Dynamical controls on the longevity of a non-linear vortex : The case of the Lofoten Basin Eddy

Abstract

Abstract The Lofoten Basin is the largest oceanic reservoir of heat in the Nordic Seas, and the site of important heat fluxes to the atmosphere. An intense permanent anticyclone in the basin impacts the regional hydrography, energetics, and ecosystem. Repeated sampling of this Lofoten Basin Eddy from dedicated cruises, autonomous profiling gliders, and acoustically-tracked subsurface floats enables the documentation of its dynamics and energetics over the course of 15 months. The eddy core, in nearly solid-body rotation, exhibits an unusually low vertical vorticity close to the local inertial frequency and important strain rates at the periphery.
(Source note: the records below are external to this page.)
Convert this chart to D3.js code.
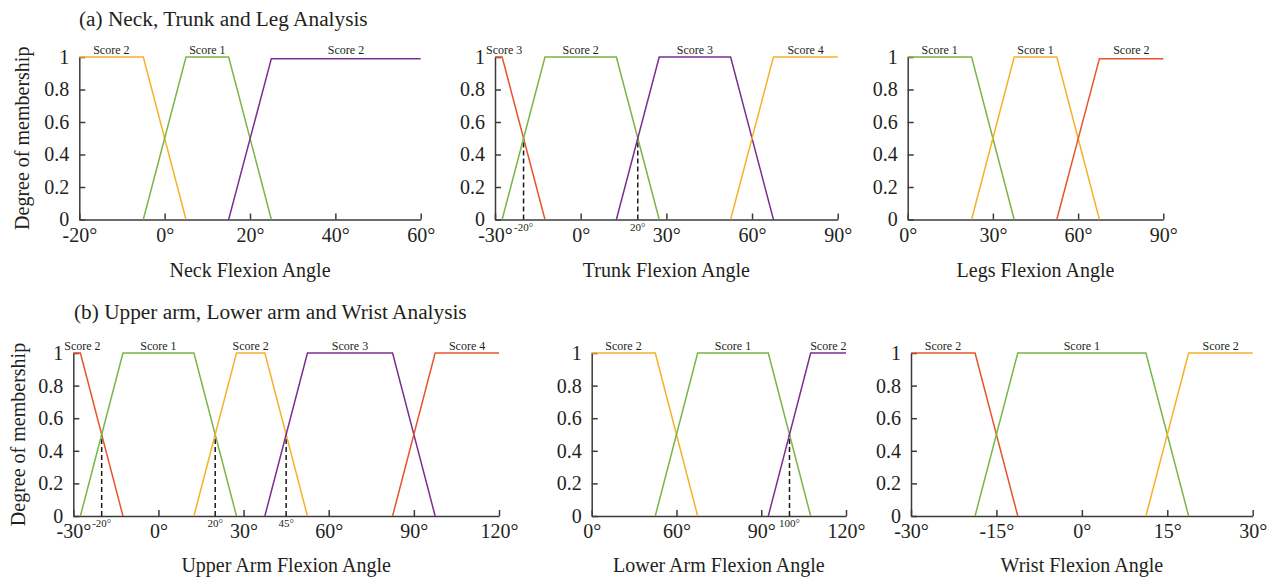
<!DOCTYPE html>
<html>
<head>
<meta charset="utf-8">
<script src="https://d3js.org/d3.v7.min.js"></script>
<style>
  body { margin: 0; background: #fff; }
  text { font-family: "Liberation Serif", "DejaVu Serif", serif; fill: #231f20; }
  .axis path, .axis line { stroke: #3b3b3b; stroke-width: 1.5px; }
  .axis text { font-size: 20px; font-family: "Liberation Serif", serif; fill: #231f20; }
  .score { font-size: 12px; }
  .mark-lbl { font-size: 11px; }
  .title { font-size: 21.3px; }
  .ytitle, .xtitle { font-size: 20px; }
  .series { fill: none; stroke-width: 1.5px; }
  .mark { stroke: #1a1a1a; stroke-width: 1.5px; stroke-dasharray: 5,3; }
</style>
</head>
<body>
<svg id="chart" width="1275" height="580"></svg>
<script>
// membership functions, points are [angle in degrees, degree of membership]
const neckLabels = ["Score 2", "Score 1", "Score 2"];
const neckSeries = [
  [[-20, 1], [-5, 1], [5, 0]],
  [[-5, 0], [5, 1], [15, 1], [25, 0]],
  [[15, 0], [25, 0.99], [60, 0.99]]
];
const neckColors = ["orange", "green", "purple"];
const neckDomain = [-20, 60];
const neckTicks = [-20, 0, 20, 40, 60];
const neckTickLabels = ["-20°", "0°", "20°", "40°", "60°"];

const trunkLabels = ["Score 3", "Score 2", "Score 3", "Score 4"];
const trunkSeries = [
  [[-30, 1], [-27.5, 1], [-12.5, 0]],
  [[-27.5, 0], [-12.5, 1], [12.5, 1], [27.5, 0]],
  [[12.5, 0], [27.5, 1], [52.5, 1], [67.5, 0]],
  [[52.5, 0], [67.5, 1], [90, 1]]
];
const trunkColors = ["red", "green", "purple", "orange"];
const trunkDomain = [-30, 90];
const trunkTicks = [-30, 0, 30, 60, 90];
const trunkTickLabels = ["-30°", "0°", "30°", "60°", "90°"];
const trunkMarks = [-20, 20];
const trunkMarkLabels = ["-20°", "20°"];

const legsLabels = ["Score 1", "Score 1", "Score 2"];
const legsSeries = [
  [[0, 1], [22.5, 1], [37.5, 0]],
  [[22.5, 0], [37.5, 1], [52.5, 1], [67.5, 0]],
  [[52.5, 0], [67.5, 0.99], [90, 0.99]]
];
const legsColors = ["green", "orange", "red"];
const legsDomain = [0, 90];
const legsTicks = [0, 30, 60, 90];
const legsTickLabels = ["0°", "30°", "60°", "90°"];

const upperLabels = ["Score 2", "Score 1", "Score 2", "Score 3", "Score 4"];
const upperSeries = [
  [[-30, 1], [-27.5, 1], [-12.5, 0]],
  [[-27.5, 0], [-12.5, 1], [12.5, 1], [27.5, 0]],
  [[12.5, 0], [27.5, 1], [37.5, 1], [52.5, 0]],
  [[37.5, 0], [52.5, 1], [82.5, 1], [97.5, 0]],
  [[82.5, 0], [97.5, 1], [120, 1]]
];
const upperColors = ["red", "green", "orange", "purple", "red"];
const upperDomain = [-30, 120];
const upperTicks = [-30, 0, 30, 60, 90, 120];
const upperTickLabels = ["-30°", "0°", "30°", "60°", "90°", "120°"];
const upperMarks = [-20, 20, 45];
const upperMarkLabels = ["-20°", "20°", "45°"];

// the left end of this axis is labelled 0° in the original figure
const lowerLabels = ["Score 2", "Score 1", "Score 2"];
const lowerSeries = [
  [[30, 1], [52.5, 1], [67.5, 0]],
  [[52.5, 0], [67.5, 1], [92.5, 1], [107.5, 0]],
  [[92.5, 0], [107.5, 1], [120, 1]]
];
const lowerColors = ["orange", "green", "purple"];
const lowerDomain = [30, 120];
const lowerTicks = [30, 60, 90, 120];
const lowerTickLabels = ["0°", "60°", "90°", "120°"];
const lowerMarks = [100];
const lowerMarkLabels = ["100°"];

const wristLabels = ["Score 2", "Score 1", "Score 2"];
const wristSeries = [
  [[-30, 1], [-18.75, 1], [-11.25, 0]],
  [[-18.75, 0], [-11.25, 1], [11.25, 1], [18.75, 0]],
  [[11.25, 0], [18.75, 1], [30, 1]]
];
const wristColors = ["red", "green", "orange"];
const wristDomain = [-30, 30];
const wristTicks = [-30, -15, 0, 15, 30];
const wristTickLabels = ["-30°", "-15°", "0°", "15°", "30°"];

const yTicks = [0, 0.2, 0.4, 0.6, 0.8, 1];
const yTickLabels = ["0", "0.2", "0.4", "0.6", "0.8", "1"];

const palette = { orange: "#f4b12c", green: "#79b547", purple: "#7b2e91", red: "#e5552b" };

// layout
const rows = [
  { y0: 219.5, y1: 57, title: "(a) Neck, Trunk and Leg Analysis", titleX: 79, titleY: 26, ylabX: 29, xtitleY: 277 },
  { y0: 516, y1: 353, title: "(b) Upper arm, Lower arm and Wrist Analysis", titleX: 74, titleY: 319, ylabX: 25, xtitleY: 572 }
];

const panels = [
  { row: 0, x0: 79.3, x1: 420.7, series: neckSeries, labels: neckLabels, colors: neckColors, domain: neckDomain, ticks: neckTicks, tickLabels: neckTickLabels, marks: [], markLabels: [], name: "Neck Flexion Angle" },
  { row: 0, x0: 495, x1: 837.7, series: trunkSeries, labels: trunkLabels, colors: trunkColors, domain: trunkDomain, ticks: trunkTicks, tickLabels: trunkTickLabels, marks: trunkMarks, markLabels: trunkMarkLabels, name: "Trunk Flexion Angle" },
  { row: 0, x0: 907.7, x1: 1163.3, series: legsSeries, labels: legsLabels, colors: legsColors, domain: legsDomain, ticks: legsTicks, tickLabels: legsTickLabels, marks: [], markLabels: [], name: "Legs Flexion Angle" },
  { row: 1, x0: 73.3, x1: 499, series: upperSeries, labels: upperLabels, colors: upperColors, domain: upperDomain, ticks: upperTicks, tickLabels: upperTickLabels, marks: upperMarks, markLabels: upperMarkLabels, name: "Upper Arm Flexion Angle" },
  { row: 1, x0: 591.7, x1: 846, series: lowerSeries, labels: lowerLabels, colors: lowerColors, domain: lowerDomain, ticks: lowerTicks, tickLabels: lowerTickLabels, marks: lowerMarks, markLabels: lowerMarkLabels, name: "Lower Arm Flexion Angle" },
  { row: 1, x0: 911, x1: 1252.7, series: wristSeries, labels: wristLabels, colors: wristColors, domain: wristDomain, ticks: wristTicks, tickLabels: wristTickLabels, marks: [], markLabels: [], name: "Wrist Flexion Angle" }
];

const svg = d3.select("#chart");

rows.forEach(r => {
  svg.append("text")
    .attr("class", "title")
    .attr("x", r.titleX)
    .attr("y", r.titleY)
    .text(r.title);

  svg.append("text")
    .attr("class", "ytitle")
    .attr("text-anchor", "middle")
    .attr("transform", `translate(${r.ylabX}, ${(r.y0 + r.y1) / 2}) rotate(-90)`)
    .text("Degree of membership");
});

panels.forEach(p => {
  const r = rows[p.row];
  const x = d3.scaleLinear().domain(p.domain).range([p.x0, p.x1]);
  const y = d3.scaleLinear().domain([0, 1]).range([r.y0, r.y1]);
  const g = svg.append("g");

  g.append("g")
    .attr("class", "axis")
    .attr("transform", `translate(0, ${y(0)})`)
    .call(d3.axisBottom(x)
      .tickValues(p.ticks)
      .tickFormat((d, i) => p.tickLabels[i])
      .tickSizeInner(-6)
      .tickSizeOuter(0)
      .tickPadding(8));

  g.append("g")
    .attr("class", "axis")
    .attr("transform", `translate(${p.x0}, 0)`)
    .call(d3.axisLeft(y)
      .tickValues(yTicks)
      .tickFormat((d, i) => yTickLabels[i])
      .tickSizeInner(-6)
      .tickSizeOuter(0)
      .tickPadding(10));

  // dashed lines at the crossing points
  g.selectAll(".mark")
    .data(p.marks)
    .enter()
    .append("line")
    .attr("class", "mark")
    .attr("x1", d => x(d))
    .attr("x2", d => x(d))
    .attr("y1", y(0))
    .attr("y2", y(0.5));

  g.selectAll(".mark-lbl")
    .data(p.marks)
    .enter()
    .append("text")
    .attr("class", "mark-lbl")
    .attr("text-anchor", "middle")
    .attr("x", d => x(d))
    .attr("y", y(0) + 11)
    .text((d, i) => p.markLabels[i]);

  const line = d3.line().x(d => x(d[0])).y(d => y(d[1]));

  g.selectAll(".series")
    .data(p.series)
    .enter()
    .append("path")
    .attr("class", "series")
    .attr("stroke", (d, i) => palette[p.colors[i]])
    .attr("d", line);

  // score labels above the top of each set
  p.series.forEach((s, i) => {
    const top = s.filter(d => d[1] >= 0.98);
    const cx = x(d3.mean([top[0][0], top[top.length - 1][0]]));
    const t = g.append("text")
      .attr("class", "score")
      .attr("text-anchor", "middle")
      .attr("y", y(1) - 3.5)
      .text(p.labels[i]);
    const half = t.node().getComputedTextLength() / 2;
    t.attr("x", Math.max(cx, p.x0 + half - 9));
  });

  g.append("text")
    .attr("class", "xtitle")
    .attr("text-anchor", "middle")
    .attr("x", (p.x0 + p.x1) / 2)
    .attr("y", r.xtitleY)
    .text(p.name);
});
</script>
</body>
</html>
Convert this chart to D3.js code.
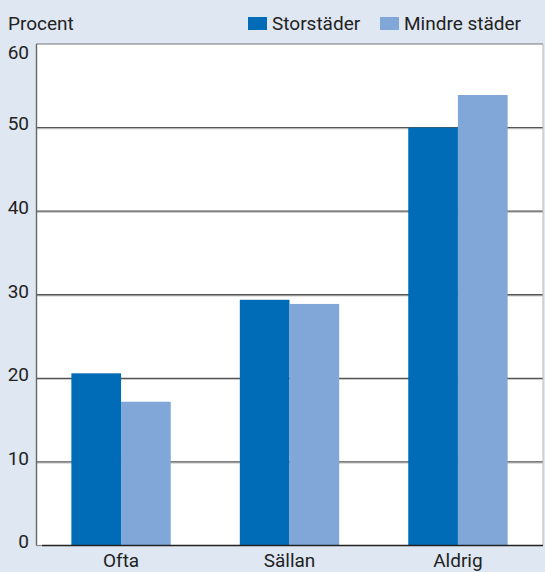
<!DOCTYPE html>
<html>
<head>
<meta charset="utf-8">
<script src="https://cdn.jsdelivr.net/npm/d3@7"></script>
<style>
  html, body { margin: 0; padding: 0; background: #dfe7f2; }
  svg text { font-family: Roboto, "DejaVu Sans", sans-serif; fill: #222; }
</style>
</head>
<body>
<svg id="chart" width="545" height="572"></svg>
<script>
// Andel per kategori (procent)
const categories = ["Ofta", "Sällan", "Aldrig"];
const seriesNames = ["Storstäder", "Mindre städer"];
const storstader = [20.6, 29.4, 50.0];
const mindreStader = [17.2, 28.9, 53.9];
const yTicks = [0, 10, 20, 30, 40, 50, 60];
const colors = ["#006cb7", "#80a7d8"];

const svg = d3.select("#chart");
const W = 545, H = 572;
const margin = { left: 36, right: 2, top: 44, bottom: 26.5 };
const innerW = W - margin.left - margin.right;
const innerH = H - margin.top - margin.bottom;
const fontSize = 19;

svg.append("rect").attr("width", W).attr("height", H).attr("fill", "#dfe7f2");

const g = svg.append("g").attr("transform", `translate(${margin.left},${margin.top})`);

const x = d3.scaleBand().domain(categories).range([0, innerW]).paddingInner(0.41).paddingOuter(0.21);
const xs = d3.scaleBand().domain(seriesNames).range([0, x.bandwidth()]);
const y = d3.scaleLinear().domain([0, 60]).range([innerH, 0]);

// plot background
g.append("rect").attr("width", innerW).attr("height", innerH).attr("fill", "#fff");

// gridlines
const grid = g.append("g");
yTicks.filter(t => t > 0 && t < 60).forEach(t => {
  grid.append("line").attr("x1", 0).attr("x2", innerW)
    .attr("y1", y(t) + 1.2).attr("y2", y(t) + 1.2).attr("stroke", "#c8c8c8").attr("stroke-width", 1);
  grid.append("line").attr("x1", 0).attr("x2", innerW)
    .attr("y1", y(t)).attr("y2", y(t)).attr("stroke", "#555").attr("stroke-width", 1.4);
});

// bars
const data = categories.map((c, i) => ({ cat: c, vals: [storstader[i], mindreStader[i]] }));
const groups = g.selectAll(".grp").data(data).join("g")
  .attr("transform", d => `translate(${x(d.cat)},0)`);
groups.selectAll("rect").data(d => d.vals.map((v, j) => ({ s: seriesNames[j], v, j })))
  .join("rect")
  .attr("x", d => xs(d.s)).attr("width", xs.bandwidth())
  .attr("y", d => y(d.v)).attr("height", d => innerH - y(d.v))
  .attr("fill", d => colors[d.j]);

// frame
g.append("line").attr("x1", 0).attr("x2", innerW).attr("y1", 0).attr("y2", 0).attr("stroke", "#777").attr("stroke-width", 1.2);
g.append("line").attr("x1", 0.5).attr("x2", 0.5).attr("y1", 0).attr("y2", innerH).attr("stroke", "#666").attr("stroke-width", 1.4);
g.append("line").attr("x1", innerW).attr("x2", innerW).attr("y1", 0).attr("y2", innerH).attr("stroke", "#bbb").attr("stroke-width", 1);
g.append("line").attr("x1", 0).attr("x2", 6).attr("y1", innerH).attr("y2", innerH).attr("stroke", "#888").attr("stroke-width", 1.2);
g.append("line").attr("x1", 6).attr("x2", innerW).attr("y1", innerH).attr("y2", innerH).attr("stroke", "#222").attr("stroke-width", 1.6);

// y tick labels
const yAxis = d3.axisLeft(y).tickValues(yTicks).tickSize(0).tickPadding(7);
const ya = g.append("g").call(yAxis);
ya.select(".domain").remove();
ya.selectAll("text").attr("font-size", fontSize).attr("font-family", "Roboto, sans-serif").attr("fill", "#222")
  .attr("dy", d => d === 60 ? "0.75em" : "0.12em");

// x labels
const xAxis = d3.axisBottom(x).tickSize(0).tickPadding(8);
const xa = g.append("g").attr("transform", `translate(0,${innerH})`).call(xAxis);
xa.select(".domain").remove();
xa.selectAll("text").attr("font-size", fontSize).attr("font-family", "Roboto, sans-serif").attr("fill", "#222");

// title
svg.append("text").attr("x", 8).attr("y", 30).attr("font-size", fontSize).text("Procent");

// legend
const legX = [248, 380];
seriesNames.forEach((s, i) => {
  svg.append("rect").attr("x", legX[i]).attr("y", 17).attr("width", 19).attr("height", 13).attr("fill", colors[i]);
  svg.append("text").attr("x", legX[i] + 24).attr("y", 29.5).attr("font-size", fontSize).text(s);
});
</script>
</body>
</html>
Subsurface floats as deep as 800 m are trapped within the core for their entire deployment duration (up to 15 months). The potential vorticity is reduced in the core by two orders of magnitude relative to the surroundings, creating a barrier. In the winter, this barrier weakens and lateral exchanges and heat flux between the eddy and the surroundings increase, apparently the result of dynamical instabilities and a possible eddy merger. Based on a simple energy budget, the dissipation timescale for the eddy energy is three years, during which wintertime convection seasonally modulates potential and kinetic energy.